Hacker News new | ask | show | jobs
by andrewflnr 2758 days ago
I'm pretty sure that's actually impossible. If someone registers a domain and cert that's essentially a homoglyph attack against a common website, you're basically stuck with heuristics to detect it. You need a global database of targetable domains that supports similarity checking with arbitrary Unicode. You need some kind of fuzzy hash of the website to see whether the website your user is looking at is actually an imitation or just happens to legitimately have a similar name. It will be messy at best.
2 comments

And yet such a feature would more or less solve the problem for a large majority of users. What you describe as terrible seems like a pretty good feature to me. If a URL is visually indistinguishable from amazon.com yet differs at the byte level its probably not legit.
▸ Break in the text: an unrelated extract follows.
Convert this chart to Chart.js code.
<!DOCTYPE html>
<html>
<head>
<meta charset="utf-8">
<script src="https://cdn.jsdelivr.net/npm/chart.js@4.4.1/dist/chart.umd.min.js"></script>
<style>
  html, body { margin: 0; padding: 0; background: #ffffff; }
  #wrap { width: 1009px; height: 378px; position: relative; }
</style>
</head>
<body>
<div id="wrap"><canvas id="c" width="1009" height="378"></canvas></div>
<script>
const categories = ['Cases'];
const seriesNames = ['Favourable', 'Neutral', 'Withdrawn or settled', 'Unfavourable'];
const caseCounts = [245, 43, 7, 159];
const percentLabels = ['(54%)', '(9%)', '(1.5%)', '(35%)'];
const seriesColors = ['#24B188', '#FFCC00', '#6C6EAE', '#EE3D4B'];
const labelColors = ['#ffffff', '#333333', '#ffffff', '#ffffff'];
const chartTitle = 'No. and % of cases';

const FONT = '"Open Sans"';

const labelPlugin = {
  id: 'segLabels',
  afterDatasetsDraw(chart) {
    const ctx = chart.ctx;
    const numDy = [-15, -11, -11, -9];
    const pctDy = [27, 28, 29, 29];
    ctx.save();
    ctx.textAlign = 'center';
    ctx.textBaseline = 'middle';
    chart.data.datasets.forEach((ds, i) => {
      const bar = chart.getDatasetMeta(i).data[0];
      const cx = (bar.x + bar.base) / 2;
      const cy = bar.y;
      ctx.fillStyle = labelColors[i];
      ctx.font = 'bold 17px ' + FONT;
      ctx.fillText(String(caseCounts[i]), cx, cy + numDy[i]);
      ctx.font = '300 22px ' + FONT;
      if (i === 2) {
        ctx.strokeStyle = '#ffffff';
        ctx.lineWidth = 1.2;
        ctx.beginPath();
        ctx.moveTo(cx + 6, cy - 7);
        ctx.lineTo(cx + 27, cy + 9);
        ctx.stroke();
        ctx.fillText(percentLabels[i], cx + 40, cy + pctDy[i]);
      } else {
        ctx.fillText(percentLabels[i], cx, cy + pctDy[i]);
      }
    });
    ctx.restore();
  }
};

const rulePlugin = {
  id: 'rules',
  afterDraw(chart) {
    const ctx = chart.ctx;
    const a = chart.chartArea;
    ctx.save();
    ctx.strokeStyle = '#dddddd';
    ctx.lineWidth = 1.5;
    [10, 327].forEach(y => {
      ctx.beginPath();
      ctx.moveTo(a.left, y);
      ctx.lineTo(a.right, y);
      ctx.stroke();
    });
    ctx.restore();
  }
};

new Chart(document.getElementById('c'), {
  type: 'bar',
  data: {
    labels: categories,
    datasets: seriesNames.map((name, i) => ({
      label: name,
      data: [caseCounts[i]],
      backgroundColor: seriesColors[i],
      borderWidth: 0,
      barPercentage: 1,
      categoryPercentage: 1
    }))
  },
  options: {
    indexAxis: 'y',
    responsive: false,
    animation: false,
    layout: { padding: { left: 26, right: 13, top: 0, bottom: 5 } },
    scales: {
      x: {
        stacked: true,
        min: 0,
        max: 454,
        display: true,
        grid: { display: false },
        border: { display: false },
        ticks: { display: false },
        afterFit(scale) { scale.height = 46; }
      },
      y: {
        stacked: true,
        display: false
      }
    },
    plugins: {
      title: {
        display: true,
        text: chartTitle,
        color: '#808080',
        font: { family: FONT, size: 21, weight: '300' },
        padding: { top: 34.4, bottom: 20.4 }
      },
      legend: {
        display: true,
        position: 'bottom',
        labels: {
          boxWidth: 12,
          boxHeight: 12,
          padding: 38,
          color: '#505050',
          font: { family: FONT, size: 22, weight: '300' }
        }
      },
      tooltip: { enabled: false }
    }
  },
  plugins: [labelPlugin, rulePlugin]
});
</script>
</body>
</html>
If I were implementing it I would render the domain text and then check how significantly pixels differed from its nearest "known" domain. We used to do this with render tests where there was a bit of noise.

Don't let perfect be the enemy of good.

Whatever happened to the Web of Trust thing? We could have a curated one so that an extension can indicate:

- whether the domain is substantially similar to a trusted one - recent data breaches - whether the site has been known to sell data

Those could be indicated by different, intuitive colors:

- red - high likelihood of phishing/malware - yellow - recent data breach; user intervention required, but the service itself isn't fraudulent - green - reasonable safe - green padlock - trusted

It would be awesome to get all major browser vendors on board to ship it by default, and make sure that data is never sent upstream (download a database).
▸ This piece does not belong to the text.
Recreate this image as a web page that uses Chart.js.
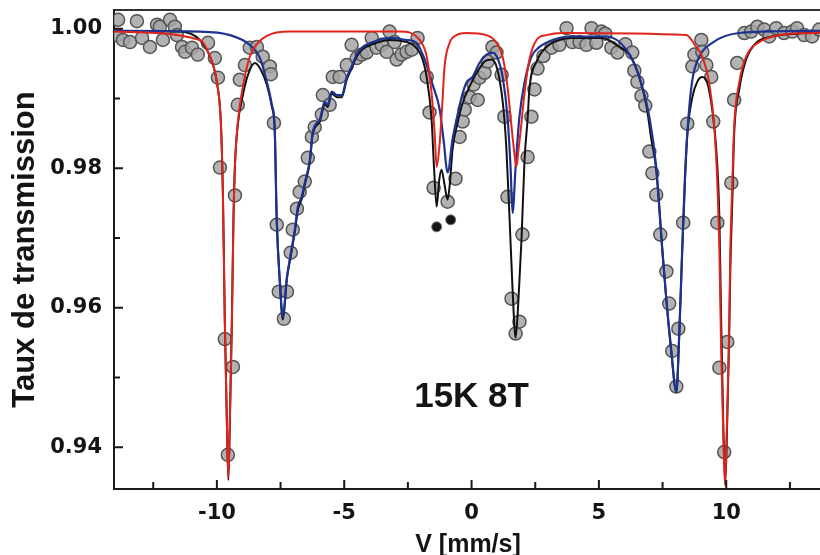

I loved MyWot! I was one of the earlier users around ~2007 until 2009 or so. It helped teach intuition on sketchy, dangerous, and bloated web pages. The community was small and plenty of sites were unrated, though a surprising number still had ratings (and I was fairly active myself).

To answer your question, privacy addons started selling our data. I remember Adblock Plus added "Acceptable Ads" around 2012. MyWot redesigned in 2013. Times were changing. Surely enough in 2016 they were found selling sensitive user data. It's not like this was a surprise, since it's the reason I left years ago.

These days, I'd rather reduce my browser dependency. I hope the community finds a way to filter the 1% of useful data on the internet into like a .txt file, or something that doesn't make me solve puzzles to grep.